It’s been one month since National Labor Relations Board member Terence Flynn, a Republican, came under fire for leaking sensitive NLRB information to a Romney campaign labor adviser, and an NLRB Inspector General report released yesterday is only intensifying the criticism.
Flynn was initially accused of providing sensitive information such as pre-decisional votes, the identities of counsel assigned to cases and analysis of some NLRB cases to Peter Schaumber, Mitt Romney’s labor policy co-chair at the time, to be used in political attacks against the board. (Mike Elk has a good rundown of those allegations at In These Times).
The IG report released yesterday contained even more damning information—searches of Flynn’s e-mail accounts revealed he leaked quite a bit of information about cases that were still being considered by the board, including “a draft of a board majority decision and four dissents that had not yet been issued, as well as other deliberative non-public information involving the processing of cases and issues by the Board.”
Leaking deliberative information to political opponents of the NLRB before any decisions are made is serious business—and the report also stated that Flynn repeatedly misled the IG’s office about what he did and defended some leaks as proper.
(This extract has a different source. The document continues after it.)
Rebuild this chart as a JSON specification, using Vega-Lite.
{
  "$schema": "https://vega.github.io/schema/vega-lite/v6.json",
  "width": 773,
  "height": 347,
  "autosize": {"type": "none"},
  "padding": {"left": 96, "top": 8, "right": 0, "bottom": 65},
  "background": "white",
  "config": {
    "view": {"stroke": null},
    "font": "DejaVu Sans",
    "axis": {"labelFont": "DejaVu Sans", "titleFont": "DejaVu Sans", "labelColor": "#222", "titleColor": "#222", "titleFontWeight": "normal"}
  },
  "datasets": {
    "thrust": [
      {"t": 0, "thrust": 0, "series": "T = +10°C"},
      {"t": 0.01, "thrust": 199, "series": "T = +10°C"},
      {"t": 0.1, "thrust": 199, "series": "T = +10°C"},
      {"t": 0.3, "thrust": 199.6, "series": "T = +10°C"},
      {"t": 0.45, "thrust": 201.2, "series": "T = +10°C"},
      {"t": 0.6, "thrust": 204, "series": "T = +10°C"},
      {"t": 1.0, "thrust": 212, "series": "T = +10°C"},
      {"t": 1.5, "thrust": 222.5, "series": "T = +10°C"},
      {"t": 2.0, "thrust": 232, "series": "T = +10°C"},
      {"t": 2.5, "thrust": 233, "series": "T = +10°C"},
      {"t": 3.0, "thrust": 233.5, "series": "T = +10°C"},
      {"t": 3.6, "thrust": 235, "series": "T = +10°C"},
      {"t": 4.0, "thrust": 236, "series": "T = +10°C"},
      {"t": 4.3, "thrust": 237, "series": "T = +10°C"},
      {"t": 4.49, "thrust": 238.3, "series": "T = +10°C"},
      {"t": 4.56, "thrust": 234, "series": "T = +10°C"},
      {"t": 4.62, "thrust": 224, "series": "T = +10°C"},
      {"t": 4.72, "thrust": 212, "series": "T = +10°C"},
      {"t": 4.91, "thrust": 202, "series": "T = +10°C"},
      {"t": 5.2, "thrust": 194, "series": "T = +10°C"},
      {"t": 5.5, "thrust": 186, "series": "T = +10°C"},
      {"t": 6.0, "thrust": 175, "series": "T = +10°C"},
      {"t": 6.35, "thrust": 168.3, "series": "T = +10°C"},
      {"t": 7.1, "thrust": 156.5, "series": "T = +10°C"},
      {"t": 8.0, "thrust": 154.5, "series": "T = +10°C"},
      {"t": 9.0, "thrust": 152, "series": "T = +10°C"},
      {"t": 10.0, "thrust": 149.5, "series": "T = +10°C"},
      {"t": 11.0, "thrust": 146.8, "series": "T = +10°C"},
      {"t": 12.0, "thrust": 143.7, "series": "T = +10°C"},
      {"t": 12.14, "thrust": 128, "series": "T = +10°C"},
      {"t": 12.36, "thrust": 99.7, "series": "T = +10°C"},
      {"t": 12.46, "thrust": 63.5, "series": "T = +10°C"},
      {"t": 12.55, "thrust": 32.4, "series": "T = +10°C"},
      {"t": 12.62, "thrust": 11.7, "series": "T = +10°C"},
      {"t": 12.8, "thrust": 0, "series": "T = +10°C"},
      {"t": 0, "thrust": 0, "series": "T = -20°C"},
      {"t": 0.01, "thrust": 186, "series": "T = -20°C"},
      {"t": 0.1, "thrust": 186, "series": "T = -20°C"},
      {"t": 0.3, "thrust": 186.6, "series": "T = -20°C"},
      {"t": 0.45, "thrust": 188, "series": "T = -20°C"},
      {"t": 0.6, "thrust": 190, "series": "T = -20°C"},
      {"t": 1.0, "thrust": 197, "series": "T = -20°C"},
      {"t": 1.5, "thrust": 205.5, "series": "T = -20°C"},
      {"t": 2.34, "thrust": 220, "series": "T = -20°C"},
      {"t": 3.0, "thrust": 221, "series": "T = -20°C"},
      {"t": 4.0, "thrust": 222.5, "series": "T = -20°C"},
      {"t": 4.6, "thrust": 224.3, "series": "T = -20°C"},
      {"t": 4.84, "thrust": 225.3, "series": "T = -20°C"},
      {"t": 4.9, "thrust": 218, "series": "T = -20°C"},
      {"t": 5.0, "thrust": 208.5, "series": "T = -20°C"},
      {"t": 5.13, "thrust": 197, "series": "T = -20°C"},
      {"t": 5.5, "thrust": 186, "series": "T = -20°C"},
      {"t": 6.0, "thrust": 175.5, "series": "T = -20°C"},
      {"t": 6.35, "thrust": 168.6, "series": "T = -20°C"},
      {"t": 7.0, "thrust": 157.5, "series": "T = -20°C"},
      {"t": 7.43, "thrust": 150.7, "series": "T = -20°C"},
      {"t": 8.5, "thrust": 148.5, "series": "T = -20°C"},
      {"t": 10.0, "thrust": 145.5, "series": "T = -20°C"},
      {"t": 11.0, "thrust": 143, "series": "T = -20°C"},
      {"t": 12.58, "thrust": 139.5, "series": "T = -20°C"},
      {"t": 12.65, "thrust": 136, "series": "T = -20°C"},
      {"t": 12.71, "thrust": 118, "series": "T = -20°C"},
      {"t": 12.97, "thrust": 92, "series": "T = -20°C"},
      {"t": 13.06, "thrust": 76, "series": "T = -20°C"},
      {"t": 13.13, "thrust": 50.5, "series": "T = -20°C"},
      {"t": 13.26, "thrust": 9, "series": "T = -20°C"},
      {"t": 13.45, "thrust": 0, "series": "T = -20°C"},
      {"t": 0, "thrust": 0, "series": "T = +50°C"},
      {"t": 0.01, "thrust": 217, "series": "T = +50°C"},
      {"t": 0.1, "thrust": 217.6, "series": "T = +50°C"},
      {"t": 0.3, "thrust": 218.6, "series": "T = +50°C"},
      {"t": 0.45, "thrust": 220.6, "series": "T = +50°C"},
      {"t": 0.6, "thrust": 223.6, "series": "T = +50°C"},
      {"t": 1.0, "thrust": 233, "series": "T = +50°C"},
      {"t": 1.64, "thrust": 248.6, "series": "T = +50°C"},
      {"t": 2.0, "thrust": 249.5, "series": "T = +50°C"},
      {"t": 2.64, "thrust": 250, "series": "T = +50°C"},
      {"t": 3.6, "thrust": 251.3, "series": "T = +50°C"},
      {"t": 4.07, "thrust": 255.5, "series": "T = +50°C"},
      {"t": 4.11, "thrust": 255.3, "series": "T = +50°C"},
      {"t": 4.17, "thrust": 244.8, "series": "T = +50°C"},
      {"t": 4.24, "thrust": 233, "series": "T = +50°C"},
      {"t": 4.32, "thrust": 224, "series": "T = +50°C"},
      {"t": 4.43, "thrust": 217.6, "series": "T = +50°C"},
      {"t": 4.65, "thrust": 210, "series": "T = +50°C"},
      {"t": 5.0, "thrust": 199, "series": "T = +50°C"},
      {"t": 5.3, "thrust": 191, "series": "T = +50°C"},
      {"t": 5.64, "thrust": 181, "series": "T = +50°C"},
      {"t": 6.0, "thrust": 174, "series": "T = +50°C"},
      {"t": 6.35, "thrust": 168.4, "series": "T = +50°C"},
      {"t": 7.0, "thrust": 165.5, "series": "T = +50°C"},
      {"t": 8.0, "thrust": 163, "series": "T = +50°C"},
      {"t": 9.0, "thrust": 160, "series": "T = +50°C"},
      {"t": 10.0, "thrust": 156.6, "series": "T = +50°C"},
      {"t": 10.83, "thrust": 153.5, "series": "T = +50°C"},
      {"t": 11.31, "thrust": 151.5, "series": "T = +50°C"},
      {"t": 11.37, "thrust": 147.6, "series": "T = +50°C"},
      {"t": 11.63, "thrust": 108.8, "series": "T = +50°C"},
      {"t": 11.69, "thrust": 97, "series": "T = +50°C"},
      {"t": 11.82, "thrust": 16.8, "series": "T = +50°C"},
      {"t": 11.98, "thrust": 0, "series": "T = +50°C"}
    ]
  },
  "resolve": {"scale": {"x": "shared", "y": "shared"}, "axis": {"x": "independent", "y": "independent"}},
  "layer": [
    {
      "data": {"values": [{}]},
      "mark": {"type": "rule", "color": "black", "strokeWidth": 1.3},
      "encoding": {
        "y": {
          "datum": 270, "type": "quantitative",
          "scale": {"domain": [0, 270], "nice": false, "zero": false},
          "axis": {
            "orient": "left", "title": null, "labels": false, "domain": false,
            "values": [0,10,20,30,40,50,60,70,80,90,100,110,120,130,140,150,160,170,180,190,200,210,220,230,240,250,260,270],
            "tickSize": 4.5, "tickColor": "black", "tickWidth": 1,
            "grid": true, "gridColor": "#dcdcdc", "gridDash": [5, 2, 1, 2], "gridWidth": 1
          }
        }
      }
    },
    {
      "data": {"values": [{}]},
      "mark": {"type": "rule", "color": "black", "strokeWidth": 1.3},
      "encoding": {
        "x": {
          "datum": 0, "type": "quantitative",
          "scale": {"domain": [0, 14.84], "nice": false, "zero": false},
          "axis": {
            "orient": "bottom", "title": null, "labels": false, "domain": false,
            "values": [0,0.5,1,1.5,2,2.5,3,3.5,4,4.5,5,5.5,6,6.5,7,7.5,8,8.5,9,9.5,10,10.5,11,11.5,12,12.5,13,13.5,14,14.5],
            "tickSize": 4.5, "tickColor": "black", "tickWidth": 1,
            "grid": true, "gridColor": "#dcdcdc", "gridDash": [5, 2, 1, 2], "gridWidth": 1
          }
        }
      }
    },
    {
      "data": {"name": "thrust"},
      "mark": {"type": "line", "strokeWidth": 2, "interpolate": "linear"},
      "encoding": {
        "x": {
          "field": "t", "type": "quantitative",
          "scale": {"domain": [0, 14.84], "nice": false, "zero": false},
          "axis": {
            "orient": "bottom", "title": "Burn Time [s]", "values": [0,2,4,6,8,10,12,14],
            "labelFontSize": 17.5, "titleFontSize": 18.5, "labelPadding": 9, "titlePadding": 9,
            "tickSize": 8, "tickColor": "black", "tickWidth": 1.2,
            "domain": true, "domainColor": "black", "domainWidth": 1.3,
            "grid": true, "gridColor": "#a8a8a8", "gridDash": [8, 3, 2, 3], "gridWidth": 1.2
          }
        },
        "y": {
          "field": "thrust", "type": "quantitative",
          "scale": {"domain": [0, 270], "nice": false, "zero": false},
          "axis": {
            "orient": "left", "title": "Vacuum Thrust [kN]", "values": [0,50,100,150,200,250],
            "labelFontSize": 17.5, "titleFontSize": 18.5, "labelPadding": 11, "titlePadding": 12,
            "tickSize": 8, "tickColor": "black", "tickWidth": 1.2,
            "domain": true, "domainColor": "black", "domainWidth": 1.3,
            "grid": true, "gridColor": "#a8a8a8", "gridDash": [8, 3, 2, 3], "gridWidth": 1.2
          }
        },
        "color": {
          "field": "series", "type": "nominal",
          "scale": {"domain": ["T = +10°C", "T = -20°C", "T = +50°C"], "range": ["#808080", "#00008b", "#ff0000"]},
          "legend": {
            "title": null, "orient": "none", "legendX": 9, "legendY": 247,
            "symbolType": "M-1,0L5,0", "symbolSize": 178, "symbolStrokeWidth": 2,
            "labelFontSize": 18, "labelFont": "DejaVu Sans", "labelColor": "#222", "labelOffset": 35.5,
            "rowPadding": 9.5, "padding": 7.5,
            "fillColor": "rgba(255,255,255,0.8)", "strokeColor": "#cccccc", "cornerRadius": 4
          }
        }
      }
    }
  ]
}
This led to immediate condemnations and calls for resignation from Democratic leaders. Senator Tom Harkin, chair of the Senate Health, Education, Labor and Pensions Committee said in a statement:
I am deeply disturbed by the findings of today’s Inspector General Report and believe that Mr. Flynn should resign immediately. For Mr. Flynn to continue to maintain that he has done nothing wrong in the face of the overwhelming evidence of serious misconduct suggests that he lacks both the professional judgment and ethical integrity to continue serving on the Board.
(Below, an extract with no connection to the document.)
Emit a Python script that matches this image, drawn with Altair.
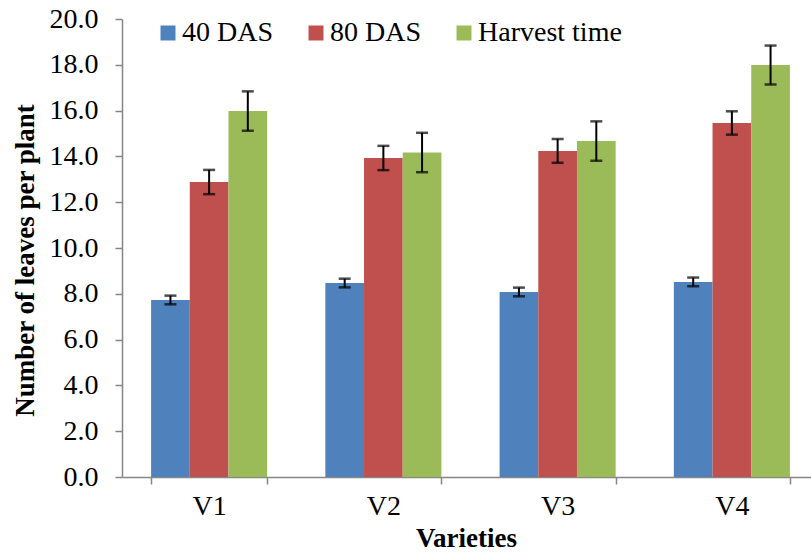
import altair as alt
import pandas as pd

categories = ["V1", "V2", "V3", "V4"]
series = ["40 DAS", "80 DAS", "Harvest time"]
vals_40 = [7.73, 8.47, 8.08, 8.52]
err_40 = [0.19, 0.19, 0.19, 0.19]
vals_80 = [12.88, 13.93, 14.24, 15.46]
err_80 = [0.53, 0.53, 0.52, 0.51]
vals_h = [15.98, 14.17, 14.67, 17.99]
err_h = [0.86, 0.86, 0.86, 0.85]
colors = ["#4F81BD", "#C0504D", "#9BBB59"]
y_ticks = [0, 2, 4, 6, 8, 10, 12, 14, 16, 18, 20]

rows = []
for s, vals, errs in zip(series, [vals_40, vals_80, vals_h], [err_40, err_80, err_h]):
    for c, v, e in zip(categories, vals, errs):
        rows.append({"cat": c, "series": s, "value": v, "lo": v - e, "hi": v + e})
df = pd.DataFrame(rows)

FONT = "Liberation Serif"
W, H = 689, 458
AX = "#868686"

x_enc = alt.X(
    "cat:N",
    sort=categories,
    scale=alt.Scale(range=[0, 697], paddingInner=0.334, paddingOuter=0.167),
    axis=alt.Axis(
        title="Varieties",
        titleFont=FONT, titleFontSize=27, titleFontWeight="bold", titleColor="black",
        titleX=344, titleY=69, titleBaseline="alphabetic", titleAlign="center",
        labelFont=FONT, labelFontSize=28, labelColor="black", labelAngle=0,
        labelBaseline="alphabetic", labelPadding=30,
        domainColor=AX, domainWidth=1.5, tickColor=AX, tickWidth=1.5, tickSize=7,
        tickBand="extent", grid=False,
    ),
)
xoff = alt.XOffset("series:N", sort=series, scale=alt.Scale(paddingInner=0, paddingOuter=0))

y_scale = alt.Scale(domain=[0, 20], nice=False)
y_axis = alt.Axis(
    title="Number of leaves per plant",
    titleFont=FONT, titleFontSize=27, titleFontWeight="bold", titleColor="black",
    titleX=-89, titleY=241, titleAlign="center", titleBaseline="alphabetic", titleAngle=-90,
    labelFont=FONT, labelFontSize=28, labelColor="black", labelPadding=17,
    format=".1f", values=y_ticks,
    domainColor=AX, domainWidth=1.5, tickColor=AX, tickWidth=1.5, tickSize=7, grid=False,
)

base = alt.Chart(df)
bars = base.mark_bar().encode(
    x=x_enc,
    xOffset=xoff,
    y=alt.Y("value:Q", scale=y_scale, axis=y_axis),
    color=alt.Color(
        "series:N", sort=series,
        scale=alt.Scale(domain=series, range=colors),
        legend=alt.Legend(
            title=None, orient="none", legendX=32, legendY=0, direction="horizontal",
            symbolType="square", symbolSize=225, symbolStrokeWidth=0, symbolOpacity=1,
            labelFont=FONT, labelFontSize=28, labelColor="black", labelOffset=0,
            columnPadding=28, padding=0,
        ),
    ),
)
rules = base.mark_rule(color="black", strokeWidth=2).encode(
    x=alt.X("cat:N", sort=categories), xOffset=xoff,
    y=alt.Y("lo:Q", scale=y_scale), y2="hi:Q",
)
cap_lo = base.mark_tick(color="black", thickness=2.5, size=12).encode(
    x=alt.X("cat:N", sort=categories), xOffset=xoff,
    y=alt.Y("lo:Q", scale=y_scale),
)
cap_hi = base.mark_tick(color="black", thickness=2.5, size=12).encode(
    x=alt.X("cat:N", sort=categories), xOffset=xoff,
    y=alt.Y("hi:Q", scale=y_scale),
)

chart = alt.layer(bars, rules, cap_lo, cap_hi).properties(
    width=W, height=H,
    autosize=alt.AutoSizeParams(type="none"),
    padding={"left": 122, "top": 19, "right": 0, "bottom": 75},
    background="white",
).configure(
    font=FONT
).configure_view(
    stroke=None
).configure_axis(
    labelFont=FONT, titleFont=FONT
).configure_legend(
    labelFont=FONT, titleFont=FONT
)

chart.save("out.html", embed_options={"renderer": "svg", "actions": False})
Representative George Miller put out a statement directed at Flynn, also calling on him to step down:
Disclosing judges’ deliberations in pending cases to outside parties, for example, is repugnant to the American justice system. Such behavior cannot be allowed to continue. The Board is the only agency where workers and employers may go to have their rights under the National Labor Relations Act vindicated. The public’s faith in this agency and its fair administration of the law matters. Your continued presence at the Board rattles that faith and potentially infringes upon the due process rights of those with business before the Board. For the sake of the Board as an institution, you should resign.
Schaumber resigned from the Romney campaign late last year, at around the same time Flynn learned he was being investigated for the leaks. If Flynn doesn’t resign, it does seem that NLRB bylaws would allow President Obama to remove him. They state: “Any member of the Board may be removed by the President, upon notice and hearing, for neglect of duty or malfeasance in office, but for no other cause.”